======== Dataset records

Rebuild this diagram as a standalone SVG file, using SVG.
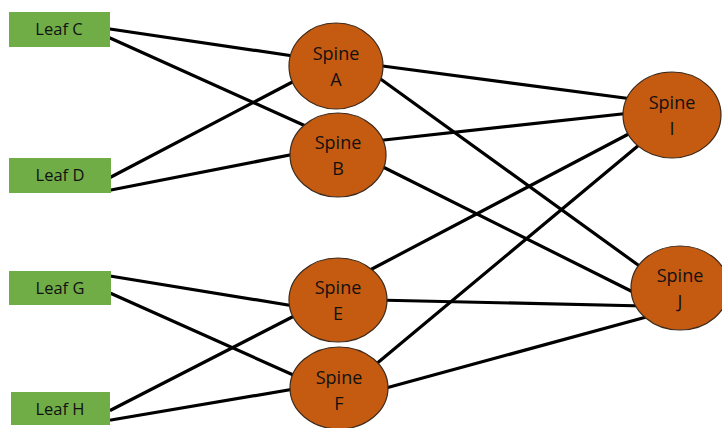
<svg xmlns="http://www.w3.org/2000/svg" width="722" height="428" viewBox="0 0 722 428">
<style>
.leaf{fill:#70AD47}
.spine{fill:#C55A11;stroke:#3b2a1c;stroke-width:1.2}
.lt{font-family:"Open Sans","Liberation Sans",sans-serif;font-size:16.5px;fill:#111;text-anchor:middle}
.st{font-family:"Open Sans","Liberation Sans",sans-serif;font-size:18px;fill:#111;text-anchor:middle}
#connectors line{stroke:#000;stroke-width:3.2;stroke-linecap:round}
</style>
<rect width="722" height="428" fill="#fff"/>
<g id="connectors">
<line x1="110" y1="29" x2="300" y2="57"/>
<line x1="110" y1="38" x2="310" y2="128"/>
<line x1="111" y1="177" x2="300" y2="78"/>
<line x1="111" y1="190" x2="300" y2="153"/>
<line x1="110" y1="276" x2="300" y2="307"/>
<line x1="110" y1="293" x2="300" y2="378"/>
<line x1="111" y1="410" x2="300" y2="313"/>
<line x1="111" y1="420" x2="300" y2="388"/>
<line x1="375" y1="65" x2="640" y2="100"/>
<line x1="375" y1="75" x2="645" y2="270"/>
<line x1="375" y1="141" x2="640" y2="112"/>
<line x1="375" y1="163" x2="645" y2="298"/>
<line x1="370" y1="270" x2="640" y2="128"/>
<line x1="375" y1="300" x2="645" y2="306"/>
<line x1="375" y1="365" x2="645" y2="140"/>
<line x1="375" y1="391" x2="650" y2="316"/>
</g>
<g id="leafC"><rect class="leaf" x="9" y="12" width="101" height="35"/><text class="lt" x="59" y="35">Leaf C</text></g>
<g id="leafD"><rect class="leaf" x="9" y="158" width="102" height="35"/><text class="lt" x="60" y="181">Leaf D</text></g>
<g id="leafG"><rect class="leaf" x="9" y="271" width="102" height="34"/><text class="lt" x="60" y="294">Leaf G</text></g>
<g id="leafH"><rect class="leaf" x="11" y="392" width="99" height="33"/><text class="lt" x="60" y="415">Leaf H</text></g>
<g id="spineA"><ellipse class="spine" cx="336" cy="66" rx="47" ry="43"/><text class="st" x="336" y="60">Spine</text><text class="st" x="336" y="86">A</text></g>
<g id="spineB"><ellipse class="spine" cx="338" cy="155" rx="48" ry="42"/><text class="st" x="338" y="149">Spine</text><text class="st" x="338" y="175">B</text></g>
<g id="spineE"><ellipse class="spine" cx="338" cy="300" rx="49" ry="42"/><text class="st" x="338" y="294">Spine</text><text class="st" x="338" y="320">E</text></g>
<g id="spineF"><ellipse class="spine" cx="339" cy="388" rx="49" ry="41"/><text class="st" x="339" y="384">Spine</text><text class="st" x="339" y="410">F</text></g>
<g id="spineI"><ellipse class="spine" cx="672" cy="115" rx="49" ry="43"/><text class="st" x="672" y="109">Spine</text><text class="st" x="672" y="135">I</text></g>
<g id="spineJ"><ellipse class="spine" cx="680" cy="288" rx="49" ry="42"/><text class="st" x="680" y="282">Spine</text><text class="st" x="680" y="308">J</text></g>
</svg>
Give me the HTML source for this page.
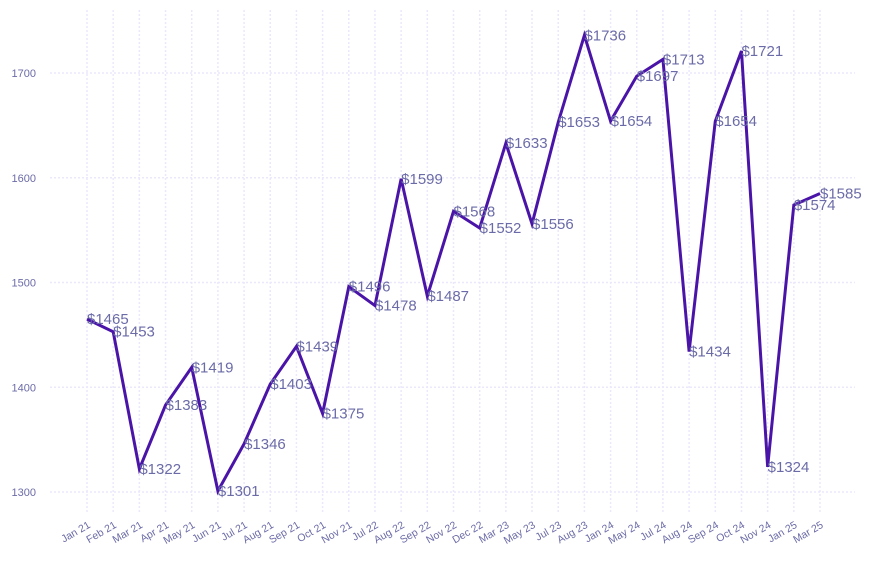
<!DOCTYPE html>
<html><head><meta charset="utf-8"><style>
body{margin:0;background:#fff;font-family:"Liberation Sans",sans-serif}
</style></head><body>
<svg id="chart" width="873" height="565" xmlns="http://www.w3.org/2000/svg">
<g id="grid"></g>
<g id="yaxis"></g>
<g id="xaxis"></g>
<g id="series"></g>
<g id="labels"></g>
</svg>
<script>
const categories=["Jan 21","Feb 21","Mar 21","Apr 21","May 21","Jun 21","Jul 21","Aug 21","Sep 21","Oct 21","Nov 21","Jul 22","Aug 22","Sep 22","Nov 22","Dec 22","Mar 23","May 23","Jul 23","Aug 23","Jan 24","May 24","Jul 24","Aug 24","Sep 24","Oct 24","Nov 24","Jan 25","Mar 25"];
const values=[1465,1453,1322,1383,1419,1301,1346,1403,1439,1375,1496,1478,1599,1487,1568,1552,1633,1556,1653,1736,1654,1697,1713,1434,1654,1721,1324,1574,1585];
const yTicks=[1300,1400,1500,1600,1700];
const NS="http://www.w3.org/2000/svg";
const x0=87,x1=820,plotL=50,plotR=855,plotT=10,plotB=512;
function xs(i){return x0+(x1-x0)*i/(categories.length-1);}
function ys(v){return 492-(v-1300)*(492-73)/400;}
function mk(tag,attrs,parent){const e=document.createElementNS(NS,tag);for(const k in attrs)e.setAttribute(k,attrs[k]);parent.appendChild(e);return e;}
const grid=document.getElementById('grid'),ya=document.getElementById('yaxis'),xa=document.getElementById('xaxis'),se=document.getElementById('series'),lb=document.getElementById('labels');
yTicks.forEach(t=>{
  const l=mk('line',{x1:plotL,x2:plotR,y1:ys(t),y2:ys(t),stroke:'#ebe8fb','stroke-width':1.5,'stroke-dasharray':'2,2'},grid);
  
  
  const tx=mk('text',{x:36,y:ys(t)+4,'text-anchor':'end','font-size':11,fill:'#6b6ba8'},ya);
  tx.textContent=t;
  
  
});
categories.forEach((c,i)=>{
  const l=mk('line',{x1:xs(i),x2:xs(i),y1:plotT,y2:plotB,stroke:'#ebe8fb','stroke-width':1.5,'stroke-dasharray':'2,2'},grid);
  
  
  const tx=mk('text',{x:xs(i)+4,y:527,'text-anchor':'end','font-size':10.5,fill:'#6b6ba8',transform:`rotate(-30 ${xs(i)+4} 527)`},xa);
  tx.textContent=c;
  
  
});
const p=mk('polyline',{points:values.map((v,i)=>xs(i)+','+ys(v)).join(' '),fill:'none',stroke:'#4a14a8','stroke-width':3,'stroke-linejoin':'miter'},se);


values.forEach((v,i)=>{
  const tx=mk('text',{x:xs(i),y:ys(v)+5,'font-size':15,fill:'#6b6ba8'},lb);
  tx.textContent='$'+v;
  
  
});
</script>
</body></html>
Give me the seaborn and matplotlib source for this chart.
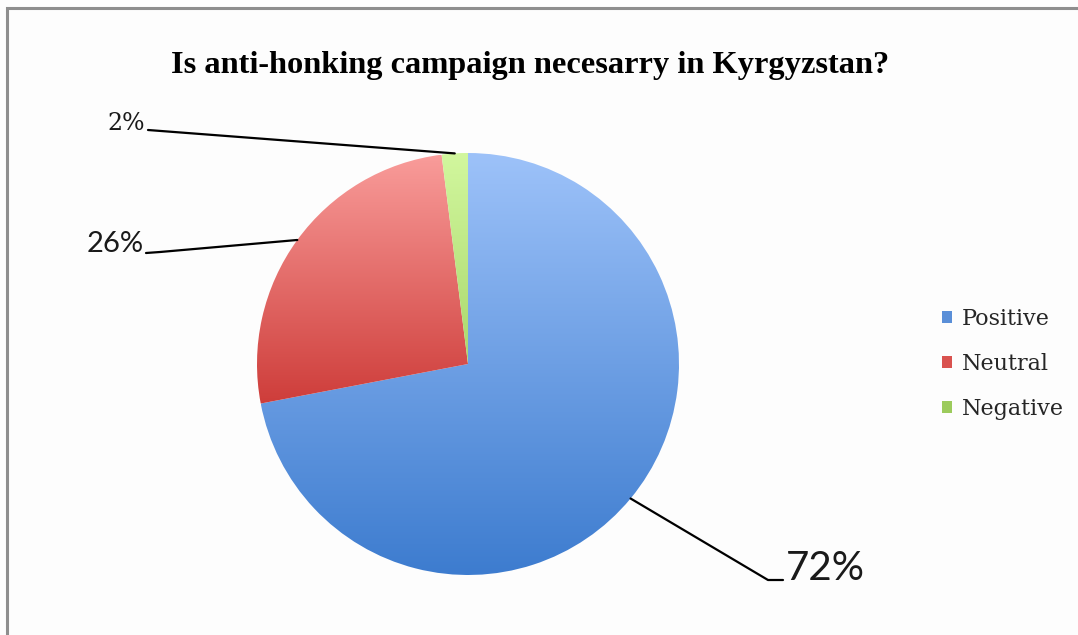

================

Copy the records exactly. Skip the pictures.

Rebuild this diagram as a standalone SVG file, using SVG.
<svg xmlns="http://www.w3.org/2000/svg" width="722" height="428" viewBox="0 0 722 428">
<style>
.leaf{fill:#70AD47}
.spine{fill:#C55A11;stroke:#3b2a1c;stroke-width:1.2}
.lt{font-family:"Open Sans","Liberation Sans",sans-serif;font-size:16.5px;fill:#111;text-anchor:middle}
.st{font-family:"Open Sans","Liberation Sans",sans-serif;font-size:18px;fill:#111;text-anchor:middle}
#connectors line{stroke:#000;stroke-width:3.2;stroke-linecap:round}
</style>
<rect width="722" height="428" fill="#fff"/>
<g id="connectors">
<line x1="110" y1="29" x2="300" y2="57"/>
<line x1="110" y1="38" x2="310" y2="128"/>
<line x1="111" y1="177" x2="300" y2="78"/>
<line x1="111" y1="190" x2="300" y2="153"/>
<line x1="110" y1="276" x2="300" y2="307"/>
<line x1="110" y1="293" x2="300" y2="378"/>
<line x1="111" y1="410" x2="300" y2="313"/>
<line x1="111" y1="420" x2="300" y2="388"/>
<line x1="375" y1="65" x2="640" y2="100"/>
<line x1="375" y1="75" x2="645" y2="270"/>
<line x1="375" y1="141" x2="640" y2="112"/>
<line x1="375" y1="163" x2="645" y2="298"/>
<line x1="370" y1="270" x2="640" y2="128"/>
<line x1="375" y1="300" x2="645" y2="306"/>
<line x1="375" y1="365" x2="645" y2="140"/>
<line x1="375" y1="391" x2="650" y2="316"/>
</g>
<g id="leafC"><rect class="leaf" x="9" y="12" width="101" height="35"/><text class="lt" x="59" y="35">Leaf C</text></g>
<g id="leafD"><rect class="leaf" x="9" y="158" width="102" height="35"/><text class="lt" x="60" y="181">Leaf D</text></g>
<g id="leafG"><rect class="leaf" x="9" y="271" width="102" height="34"/><text class="lt" x="60" y="294">Leaf G</text></g>
<g id="leafH"><rect class="leaf" x="11" y="392" width="99" height="33"/><text class="lt" x="60" y="415">Leaf H</text></g>
<g id="spineA"><ellipse class="spine" cx="336" cy="66" rx="47" ry="43"/><text class="st" x="336" y="60">Spine</text><text class="st" x="336" y="86">A</text></g>
<g id="spineB"><ellipse class="spine" cx="338" cy="155" rx="48" ry="42"/><text class="st" x="338" y="149">Spine</text><text class="st" x="338" y="175">B</text></g>
<g id="spineE"><ellipse class="spine" cx="338" cy="300" rx="49" ry="42"/><text class="st" x="338" y="294">Spine</text><text class="st" x="338" y="320">E</text></g>
<g id="spineF"><ellipse class="spine" cx="339" cy="388" rx="49" ry="41"/><text class="st" x="339" y="384">Spine</text><text class="st" x="339" y="410">F</text></g>
<g id="spineI"><ellipse class="spine" cx="672" cy="115" rx="49" ry="43"/><text class="st" x="672" y="109">Spine</text><text class="st" x="672" y="135">I</text></g>
<g id="spineJ"><ellipse class="spine" cx="680" cy="288" rx="49" ry="42"/><text class="st" x="680" y="282">Spine</text><text class="st" x="680" y="308">J</text></g>
</svg>
Give me the HTML source for this page.
<!DOCTYPE html>
<html><head><meta charset="utf-8"><style>
body{margin:0;background:#fff;font-family:"Liberation Sans",sans-serif}
</style></head><body>
<svg id="chart" width="873" height="565" xmlns="http://www.w3.org/2000/svg">
<g id="grid"></g>
<g id="yaxis"></g>
<g id="xaxis"></g>
<g id="series"></g>
<g id="labels"></g>
</svg>
<script>
const categories=["Jan 21","Feb 21","Mar 21","Apr 21","May 21","Jun 21","Jul 21","Aug 21","Sep 21","Oct 21","Nov 21","Jul 22","Aug 22","Sep 22","Nov 22","Dec 22","Mar 23","May 23","Jul 23","Aug 23","Jan 24","May 24","Jul 24","Aug 24","Sep 24","Oct 24","Nov 24","Jan 25","Mar 25"];
const values=[1465,1453,1322,1383,1419,1301,1346,1403,1439,1375,1496,1478,1599,1487,1568,1552,1633,1556,1653,1736,1654,1697,1713,1434,1654,1721,1324,1574,1585];
const yTicks=[1300,1400,1500,1600,1700];
const NS="http://www.w3.org/2000/svg";
const x0=87,x1=820,plotL=50,plotR=855,plotT=10,plotB=512;
function xs(i){return x0+(x1-x0)*i/(categories.length-1);}
function ys(v){return 492-(v-1300)*(492-73)/400;}
function mk(tag,attrs,parent){const e=document.createElementNS(NS,tag);for(const k in attrs)e.setAttribute(k,attrs[k]);parent.appendChild(e);return e;}
const grid=document.getElementById('grid'),ya=document.getElementById('yaxis'),xa=document.getElementById('xaxis'),se=document.getElementById('series'),lb=document.getElementById('labels');
yTicks.forEach(t=>{
  const l=mk('line',{x1:plotL,x2:plotR,y1:ys(t),y2:ys(t),stroke:'#ebe8fb','stroke-width':1.5,'stroke-dasharray':'2,2'},grid);
  
  
  const tx=mk('text',{x:36,y:ys(t)+4,'text-anchor':'end','font-size':11,fill:'#6b6ba8'},ya);
  tx.textContent=t;
  
  
});
categories.forEach((c,i)=>{
  const l=mk('line',{x1:xs(i),x2:xs(i),y1:plotT,y2:plotB,stroke:'#ebe8fb','stroke-width':1.5,'stroke-dasharray':'2,2'},grid);
  
  
  const tx=mk('text',{x:xs(i)+4,y:527,'text-anchor':'end','font-size':10.5,fill:'#6b6ba8',transform:`rotate(-30 ${xs(i)+4} 527)`},xa);
  tx.textContent=c;
  
  
});
const p=mk('polyline',{points:values.map((v,i)=>xs(i)+','+ys(v)).join(' '),fill:'none',stroke:'#4a14a8','stroke-width':3,'stroke-linejoin':'miter'},se);


values.forEach((v,i)=>{
  const tx=mk('text',{x:xs(i),y:ys(v)+5,'font-size':15,fill:'#6b6ba8'},lb);
  tx.textContent='$'+v;
  
  
});
</script>
</body></html>
Give me the seaborn and matplotlib source for this chart.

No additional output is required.